## Task goal
Set down each line of the data below exactly as it stands, dropping the pictures.

## Raw data
········

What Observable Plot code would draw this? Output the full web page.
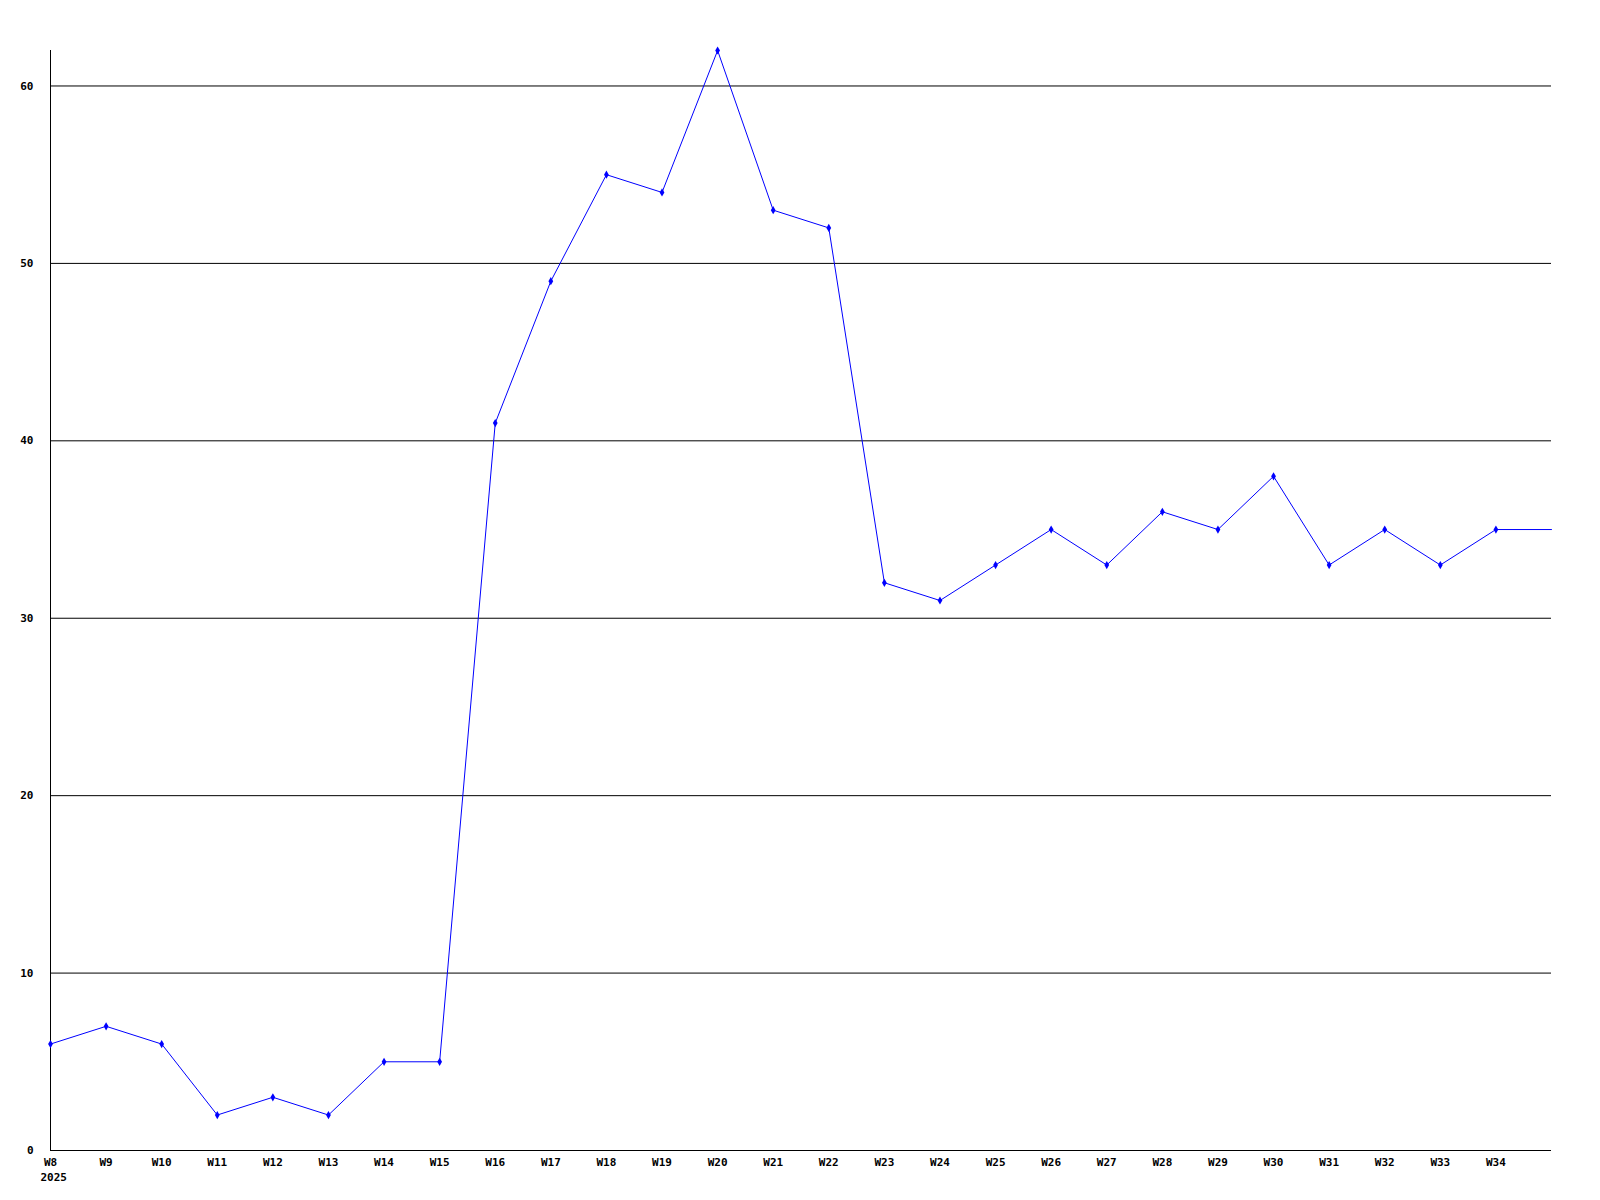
<!DOCTYPE html>
<html>
<head>
<meta charset="utf-8">
<script src="https://cdn.jsdelivr.net/npm/d3@7"></script>
<script src="https://cdn.jsdelivr.net/npm/@observablehq/plot@0.6"></script>
<style>
  html, body { margin: 0; padding: 0; background: #fff; }
  #chart svg { display: block; }
</style>
</head>
<body>
<div id="chart"></div>
<script>
const weeks = ["W8","W9","W10","W11","W12","W13","W14","W15","W16","W17","W18","W19","W20","W21","W22","W23","W24","W25","W26","W27","W28","W29","W30","W31","W32","W33","W34","W35"];
const values = [6,7,6,2,3,2,5,5,41,49,55,54,62,53,52,32,31,33,35,33,36,35,38,33,35,33,35,35];
const xTickLabels = weeks.slice(0, -1);
const yTicks = [0,10,20,30,40,50,60];
const gridTicks = [10,20,30,40,50,60];
const yearLabel = "2025";

const data = weeks.map((w, i) => ({idx: i, week: w, value: values[i]}));
const dotData = data.slice(0, -1);
const tickIdx = xTickLabels.map((w, i) => i);
const font = "'DejaVu Sans Mono', monospace";

const chart = Plot.plot({
  width: 1600,
  height: 1200,
  marginLeft: 50,
  marginRight: 49,
  marginTop: 50,
  marginBottom: 50,
  style: {fontFamily: font, fontSize: "11px", fontWeight: "bold", background: "#fff", color: "#000"},
  x: {type: "linear", domain: [0, weeks.length - 1]},
  y: {domain: [0, 62]},
  marks: [
    Plot.gridY(gridTicks, {stroke: "#000", strokeOpacity: 1, strokeWidth: 1}),
    Plot.ruleX([0], {stroke: "#000", strokeWidth: 1}),
    Plot.ruleY([0], {stroke: "#000", strokeWidth: 1}),
    Plot.axisY({ticks: yTicks, tickSize: 0, tickPadding: 17, label: null, fontWeight: "bold"}),
    Plot.axisX({ticks: tickIdx, tickFormat: i => weeks[i], tickSize: 0, tickPadding: 8, label: null, fontWeight: "bold"}),
    Plot.text([yearLabel], {x: () => 0, frameAnchor: "bottom", dy: 30, text: d => d, fontWeight: "bold", textAnchor: "start", dx: -10}),
    Plot.line(data, {x: "idx", y: "value", stroke: "#0000ff", strokeWidth: 1}),
    Plot.dot(dotData, {x: "idx", y: "value", r: 2.5, fill: "#0000ff", symbol: "diamond"})
  ]
});
document.getElementById("chart").appendChild(chart);
</script>
</body>
</html>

········

## Solution to this problem
What Observable Plot code would draw this? Output the full web page.
<!DOCTYPE html>
<html>
<head>
<meta charset="utf-8">
<script src="https://cdn.jsdelivr.net/npm/d3@7"></script>
<script src="https://cdn.jsdelivr.net/npm/@observablehq/plot@0.6"></script>
<style>
  html, body { margin: 0; padding: 0; background: #fff; }
  #chart svg { display: block; }
</style>
</head>
<body>
<div id="chart"></div>
<script>
const weeks = ["W8","W9","W10","W11","W12","W13","W14","W15","W16","W17","W18","W19","W20","W21","W22","W23","W24","W25","W26","W27","W28","W29","W30","W31","W32","W33","W34","W35"];
const values = [6,7,6,2,3,2,5,5,41,49,55,54,62,53,52,32,31,33,35,33,36,35,38,33,35,33,35,35];
const xTickLabels = weeks.slice(0, -1);
const yTicks = [0,10,20,30,40,50,60];
const gridTicks = [10,20,30,40,50,60];
const yearLabel = "2025";

const data = weeks.map((w, i) => ({idx: i, week: w, value: values[i]}));
const dotData = data.slice(0, -1);
const tickIdx = xTickLabels.map((w, i) => i);
const font = "'DejaVu Sans Mono', monospace";

const chart = Plot.plot({
  width: 1600,
  height: 1200,
  marginLeft: 50,
  marginRight: 49,
  marginTop: 50,
  marginBottom: 50,
  style: {fontFamily: font, fontSize: "11px", fontWeight: "bold", background: "#fff", color: "#000"},
  x: {type: "linear", domain: [0, weeks.length - 1]},
  y: {domain: [0, 62]},
  marks: [
    Plot.gridY(gridTicks, {stroke: "#000", strokeOpacity: 1, strokeWidth: 1}),
    Plot.ruleX([0], {stroke: "#000", strokeWidth: 1}),
    Plot.ruleY([0], {stroke: "#000", strokeWidth: 1}),
    Plot.axisY({ticks: yTicks, tickSize: 0, tickPadding: 17, label: null, fontWeight: "bold"}),
    Plot.axisX({ticks: tickIdx, tickFormat: i => weeks[i], tickSize: 0, tickPadding: 8, label: null, fontWeight: "bold"}),
    Plot.text([yearLabel], {x: () => 0, frameAnchor: "bottom", dy: 30, text: d => d, fontWeight: "bold", textAnchor: "start", dx: -10}),
    Plot.line(data, {x: "idx", y: "value", stroke: "#0000ff", strokeWidth: 1}),
    Plot.dot(dotData, {x: "idx", y: "value", r: 2.5, fill: "#0000ff", symbol: "diamond"})
  ]
});
document.getElementById("chart").appendChild(chart);
</script>
</body>
</html>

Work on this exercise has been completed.